# How to connect 3G dongle with wi-fi router?



## MetallosaurusRex (Feb 3, 2012)

Hola! 

Well, I recently shifted to a new city. I previously had a wi-fi connection at home, with my own router. Now I plan to get a 3G USB dongle to access internet through my laptop, so that I have the mobility.

I am planning to get a *Reliance Netconnect 3G USB dongle *(7.2MBPS). Can I connect it with my *Belkin G Wireless Router *so that other devices in my home can access internet?


----------



## Sudh4r (Feb 3, 2012)

i think the belkin G router doesn't support 3g cards.


----------



## ico (Feb 3, 2012)

Read from post #17 - **www.thinkdigit.com/forum/software-q/151528-kindly-help-find-driver.html#post1565371*


----------



## MetallosaurusRex (Feb 3, 2012)

ico said:


> Read from post #17 - **www.thinkdigit.com/forum/software-q/151528-kindly-help-find-driver.html#post1565371*



Thanks, this really helped. So there is *no way *I can connect my USB dongle to my current Belkin router? Any adapters/converters etc.? :\


----------



## ico (Feb 3, 2012)

MetallosaurusRex said:


> Thanks, this really helped. So there is *no way *I can connect my USB dongle to my current Belkin router? Any adapters/converters etc.? :\


nope.

--

You could connect to Internet from a computer, and then use that computer's Wireless adaptor to create an Adhoc wireless network where Internet is being shared.

I don't know whether this will work or not, but give it a shot. Even if it does work, I doubt whether it will be smooth.


----------



## pramudit (Feb 3, 2012)

ico said:


> You could connect to Internet from a computer, and then use that computer's Wireless adaptor to create an Adhoc wireless network where Internet is being shared.



that will do the work..
Speed might not get affected but ping will increase...

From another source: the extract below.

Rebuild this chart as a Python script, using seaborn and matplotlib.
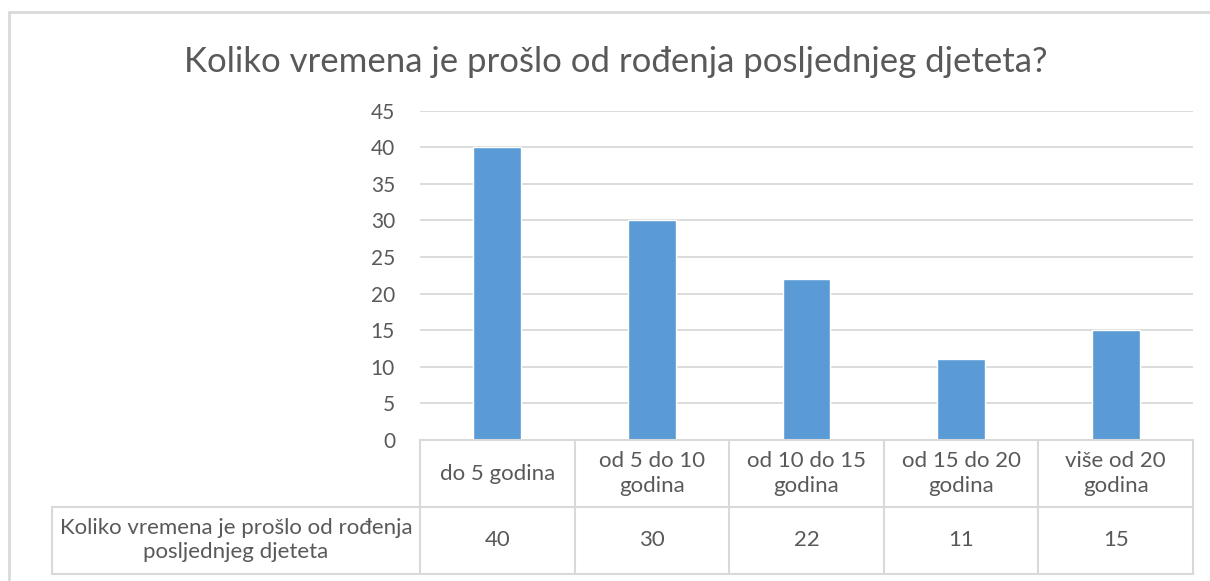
import matplotlib
matplotlib.use("Agg")
import matplotlib.pyplot as plt
import seaborn as sns
from matplotlib.patches import Rectangle

# data
categories = ["do 5 godina", "od 5 do 10\ngodina", "od 10 do 15\ngodina",
              "od 15 do 20\ngodina", "više od 20\ngodina"]
counts = [40, 30, 22, 11, 15]
series_name = "Koliko vremena je prošlo od rođenja\nposljednjeg djeteta"
title = "Koliko vremena je prošlo od rođenja posljednjeg djeteta?"
yticks = [0, 5, 10, 15, 20, 25, 30, 35, 40, 45]

W, H = 1210, 581
bar_color = "#5B9BD5"
text_color = "#595959"
line_color = "#D9D9D9"

sns.set_theme(style="white")
plt.rcParams["font.family"] = ["Lato", "DejaVu Sans"]

fig = plt.figure(figsize=(W / 100, H / 100), dpi=100)

# outer chart frame (left and top edges visible, rest cut off)
fig.patches.append(Rectangle((8.5 / W, -0.1), 1.2, (H - 12 + 0.1 * H) / H,
                             transform=fig.transFigure, fill=False,
                             edgecolor=line_color, linewidth=2))

# bar plot area
x0, x1 = 420, 1193
y_top, y_zero = 110.5, 440
ax = fig.add_axes([x0 / W, (H - y_zero) / H, (x1 - x0) / W, (y_zero - y_top) / H])
sns.barplot(x=list(range(len(counts))), y=counts, ax=ax, color=bar_color,
            width=0.31, saturation=1)
ax.set_xlim(-0.5, len(counts) - 0.5)
ax.set_ylim(0, 45)
ax.set_yticks(yticks)
ax.set_xticks([])
ax.yaxis.grid(True, color=line_color, linewidth=1.3)
ax.set_axisbelow(True)
for s in ax.spines.values():
    s.set_visible(False)
ax.tick_params(axis="y", length=0, pad=18, labelsize=15, labelcolor=text_color)
ax.set_xlabel("")
ax.set_ylabel("")

fig.text(0.509, (H - 62) / H, title, ha="center", va="center",
         fontsize=25, color=text_color)

# data table under the plot
t_left, t_bottom = 52, 574
ncol = len(counts)
col_w = (x1 - x0) / ncol
label_w = (x0 - t_left) / col_w
tax = fig.add_axes([t_left / W, (H - t_bottom) / H, (x1 - t_left) / W, (t_bottom - y_zero) / H])
tax.set_xlim(-0.5 - label_w, ncol - 0.5)
tax.set_ylim(0, 2)
tax.axis("off")
lk = dict(color=line_color, linewidth=1.5, clip_on=False)
tax.plot([-0.5, ncol - 0.5], [2, 2], **lk)
tax.plot([-0.5 - label_w, ncol - 0.5], [1, 1], **lk)
tax.plot([-0.5 - label_w, ncol - 0.5], [0, 0], **lk)
for i in range(ncol + 1):
    tax.plot([i - 0.5, i - 0.5], [0, 2], **lk)
tax.plot([-0.5 - label_w, -0.5 - label_w], [0, 1], **lk)

for i, (cat, val) in enumerate(zip(categories, counts)):
    tax.text(i, 1.5, cat, ha="center", va="center", fontsize=16,
             color=text_color, linespacing=1.3)
    tax.text(i, 0.5, str(val), ha="center", va="center", fontsize=16,
             color=text_color)
tax.text(-0.5 - label_w / 2, 0.5, series_name, ha="center", va="center",
         fontsize=16, color=text_color, linespacing=1.25)

fig.savefig("out.png", dpi=100)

I've done this with my friend router...


----------



## 6Diablo9 (Jul 28, 2012)

Sorry for reviving an old thread but I found this solution searching online can anyone try it out and see if it works? I'm planning to buy a tablet and I have a reliance netconnect wireless modem which I'd like to share connection with the tab. I think this was tried using Linux.



> 1. first make sure that you are connected to internet through your 3G dongle
> 2. bring up the wireless router(i'm using TRENDNET-652 wireless router) check its working condition
> 3. connect an Ethernet cable from your laptop eth port to wan port of the wireless router
> 4. now that you can see an auto eth0 connection in your network manager edit this connection and goto ipv4 settings tab and change the connection method to "SHARED TO OTHER COMPUTERS"
> ...


----------



## 50103 (Aug 27, 2012)

This Router will solve ur problem.

Asus WL-330N3G | Router | Flipkart.com


----------